■ What is needed ■
Every line below should be repeated exactly.

Start Material provided

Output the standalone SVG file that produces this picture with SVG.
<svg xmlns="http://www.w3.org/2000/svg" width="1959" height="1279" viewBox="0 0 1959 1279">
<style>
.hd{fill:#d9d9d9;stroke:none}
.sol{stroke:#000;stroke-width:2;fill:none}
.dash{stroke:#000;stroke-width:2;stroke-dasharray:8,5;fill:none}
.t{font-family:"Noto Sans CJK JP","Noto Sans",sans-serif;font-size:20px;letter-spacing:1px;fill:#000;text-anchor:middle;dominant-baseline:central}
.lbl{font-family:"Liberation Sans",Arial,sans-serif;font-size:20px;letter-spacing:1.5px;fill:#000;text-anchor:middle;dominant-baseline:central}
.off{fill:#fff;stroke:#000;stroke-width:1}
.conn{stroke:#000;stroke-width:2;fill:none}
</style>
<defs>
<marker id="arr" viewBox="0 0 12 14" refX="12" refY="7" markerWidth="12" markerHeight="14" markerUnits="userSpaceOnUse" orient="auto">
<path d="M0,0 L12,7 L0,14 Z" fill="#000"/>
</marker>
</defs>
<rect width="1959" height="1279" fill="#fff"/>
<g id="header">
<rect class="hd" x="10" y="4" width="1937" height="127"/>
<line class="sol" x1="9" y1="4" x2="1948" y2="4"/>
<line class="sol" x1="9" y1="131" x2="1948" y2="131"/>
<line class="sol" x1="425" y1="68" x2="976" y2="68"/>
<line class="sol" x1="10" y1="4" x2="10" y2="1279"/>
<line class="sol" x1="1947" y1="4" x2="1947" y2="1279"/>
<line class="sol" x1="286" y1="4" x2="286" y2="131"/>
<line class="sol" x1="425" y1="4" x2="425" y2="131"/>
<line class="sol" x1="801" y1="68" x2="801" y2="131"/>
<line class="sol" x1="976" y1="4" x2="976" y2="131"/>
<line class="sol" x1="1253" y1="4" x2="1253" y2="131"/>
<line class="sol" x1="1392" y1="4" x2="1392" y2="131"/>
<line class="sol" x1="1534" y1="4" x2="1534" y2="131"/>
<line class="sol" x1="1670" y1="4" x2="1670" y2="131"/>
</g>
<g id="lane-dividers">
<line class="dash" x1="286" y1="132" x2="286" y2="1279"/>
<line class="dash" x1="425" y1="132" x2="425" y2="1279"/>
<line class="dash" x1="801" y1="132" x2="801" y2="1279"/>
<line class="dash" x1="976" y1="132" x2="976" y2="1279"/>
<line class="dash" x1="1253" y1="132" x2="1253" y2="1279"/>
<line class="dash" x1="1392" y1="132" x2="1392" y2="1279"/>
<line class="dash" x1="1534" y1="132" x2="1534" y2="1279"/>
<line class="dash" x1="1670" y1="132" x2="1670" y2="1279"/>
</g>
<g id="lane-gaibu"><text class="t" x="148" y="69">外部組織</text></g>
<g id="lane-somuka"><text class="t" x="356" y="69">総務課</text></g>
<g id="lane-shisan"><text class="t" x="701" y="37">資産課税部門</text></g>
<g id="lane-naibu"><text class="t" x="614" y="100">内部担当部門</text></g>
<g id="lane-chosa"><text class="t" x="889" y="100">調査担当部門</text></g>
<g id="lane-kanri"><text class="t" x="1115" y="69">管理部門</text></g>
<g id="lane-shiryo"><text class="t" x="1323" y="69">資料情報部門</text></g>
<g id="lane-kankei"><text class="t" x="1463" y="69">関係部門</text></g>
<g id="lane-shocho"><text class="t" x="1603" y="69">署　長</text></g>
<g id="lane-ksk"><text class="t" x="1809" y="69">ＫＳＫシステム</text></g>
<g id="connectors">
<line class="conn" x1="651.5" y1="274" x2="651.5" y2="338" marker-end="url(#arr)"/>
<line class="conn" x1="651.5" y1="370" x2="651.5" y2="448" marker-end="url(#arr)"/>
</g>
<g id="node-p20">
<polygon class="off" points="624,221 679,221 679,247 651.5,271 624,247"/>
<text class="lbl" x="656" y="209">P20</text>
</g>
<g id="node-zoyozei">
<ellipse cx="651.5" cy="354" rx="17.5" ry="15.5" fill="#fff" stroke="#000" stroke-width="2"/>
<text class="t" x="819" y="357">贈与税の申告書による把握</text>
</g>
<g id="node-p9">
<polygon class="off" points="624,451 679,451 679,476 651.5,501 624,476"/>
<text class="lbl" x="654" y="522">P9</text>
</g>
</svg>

End Material provided

■ Correct output ■
Output the standalone SVG file that produces this picture with SVG.
<svg xmlns="http://www.w3.org/2000/svg" width="1959" height="1279" viewBox="0 0 1959 1279">
<style>
.hd{fill:#d9d9d9;stroke:none}
.sol{stroke:#000;stroke-width:2;fill:none}
.dash{stroke:#000;stroke-width:2;stroke-dasharray:8,5;fill:none}
.t{font-family:"Noto Sans CJK JP","Noto Sans",sans-serif;font-size:20px;letter-spacing:1px;fill:#000;text-anchor:middle;dominant-baseline:central}
.lbl{font-family:"Liberation Sans",Arial,sans-serif;font-size:20px;letter-spacing:1.5px;fill:#000;text-anchor:middle;dominant-baseline:central}
.off{fill:#fff;stroke:#000;stroke-width:1}
.conn{stroke:#000;stroke-width:2;fill:none}
</style>
<defs>
<marker id="arr" viewBox="0 0 12 14" refX="12" refY="7" markerWidth="12" markerHeight="14" markerUnits="userSpaceOnUse" orient="auto">
<path d="M0,0 L12,7 L0,14 Z" fill="#000"/>
</marker>
</defs>
<rect width="1959" height="1279" fill="#fff"/>
<g id="header">
<rect class="hd" x="10" y="4" width="1937" height="127"/>
<line class="sol" x1="9" y1="4" x2="1948" y2="4"/>
<line class="sol" x1="9" y1="131" x2="1948" y2="131"/>
<line class="sol" x1="425" y1="68" x2="976" y2="68"/>
<line class="sol" x1="10" y1="4" x2="10" y2="1279"/>
<line class="sol" x1="1947" y1="4" x2="1947" y2="1279"/>
<line class="sol" x1="286" y1="4" x2="286" y2="131"/>
<line class="sol" x1="425" y1="4" x2="425" y2="131"/>
<line class="sol" x1="801" y1="68" x2="801" y2="131"/>
<line class="sol" x1="976" y1="4" x2="976" y2="131"/>
<line class="sol" x1="1253" y1="4" x2="1253" y2="131"/>
<line class="sol" x1="1392" y1="4" x2="1392" y2="131"/>
<line class="sol" x1="1534" y1="4" x2="1534" y2="131"/>
<line class="sol" x1="1670" y1="4" x2="1670" y2="131"/>
</g>
<g id="lane-dividers">
<line class="dash" x1="286" y1="132" x2="286" y2="1279"/>
<line class="dash" x1="425" y1="132" x2="425" y2="1279"/>
<line class="dash" x1="801" y1="132" x2="801" y2="1279"/>
<line class="dash" x1="976" y1="132" x2="976" y2="1279"/>
<line class="dash" x1="1253" y1="132" x2="1253" y2="1279"/>
<line class="dash" x1="1392" y1="132" x2="1392" y2="1279"/>
<line class="dash" x1="1534" y1="132" x2="1534" y2="1279"/>
<line class="dash" x1="1670" y1="132" x2="1670" y2="1279"/>
</g>
<g id="lane-gaibu"><text class="t" x="148" y="69">外部組織</text></g>
<g id="lane-somuka"><text class="t" x="356" y="69">総務課</text></g>
<g id="lane-shisan"><text class="t" x="701" y="37">資産課税部門</text></g>
<g id="lane-naibu"><text class="t" x="614" y="100">内部担当部門</text></g>
<g id="lane-chosa"><text class="t" x="889" y="100">調査担当部門</text></g>
<g id="lane-kanri"><text class="t" x="1115" y="69">管理部門</text></g>
<g id="lane-shiryo"><text class="t" x="1323" y="69">資料情報部門</text></g>
<g id="lane-kankei"><text class="t" x="1463" y="69">関係部門</text></g>
<g id="lane-shocho"><text class="t" x="1603" y="69">署　長</text></g>
<g id="lane-ksk"><text class="t" x="1809" y="69">ＫＳＫシステム</text></g>
<g id="connectors">
<line class="conn" x1="651.5" y1="274" x2="651.5" y2="338" marker-end="url(#arr)"/>
<line class="conn" x1="651.5" y1="370" x2="651.5" y2="448" marker-end="url(#arr)"/>
</g>
<g id="node-p20">
<polygon class="off" points="624,221 679,221 679,247 651.5,271 624,247"/>
<text class="lbl" x="656" y="209">P20</text>
</g>
<g id="node-zoyozei">
<ellipse cx="651.5" cy="354" rx="17.5" ry="15.5" fill="#fff" stroke="#000" stroke-width="2"/>
<text class="t" x="819" y="357">贈与税の申告書による把握</text>
</g>
<g id="node-p9">
<polygon class="off" points="624,451 679,451 679,476 651.5,501 624,476"/>
<text class="lbl" x="654" y="522">P9</text>
</g>
</svg>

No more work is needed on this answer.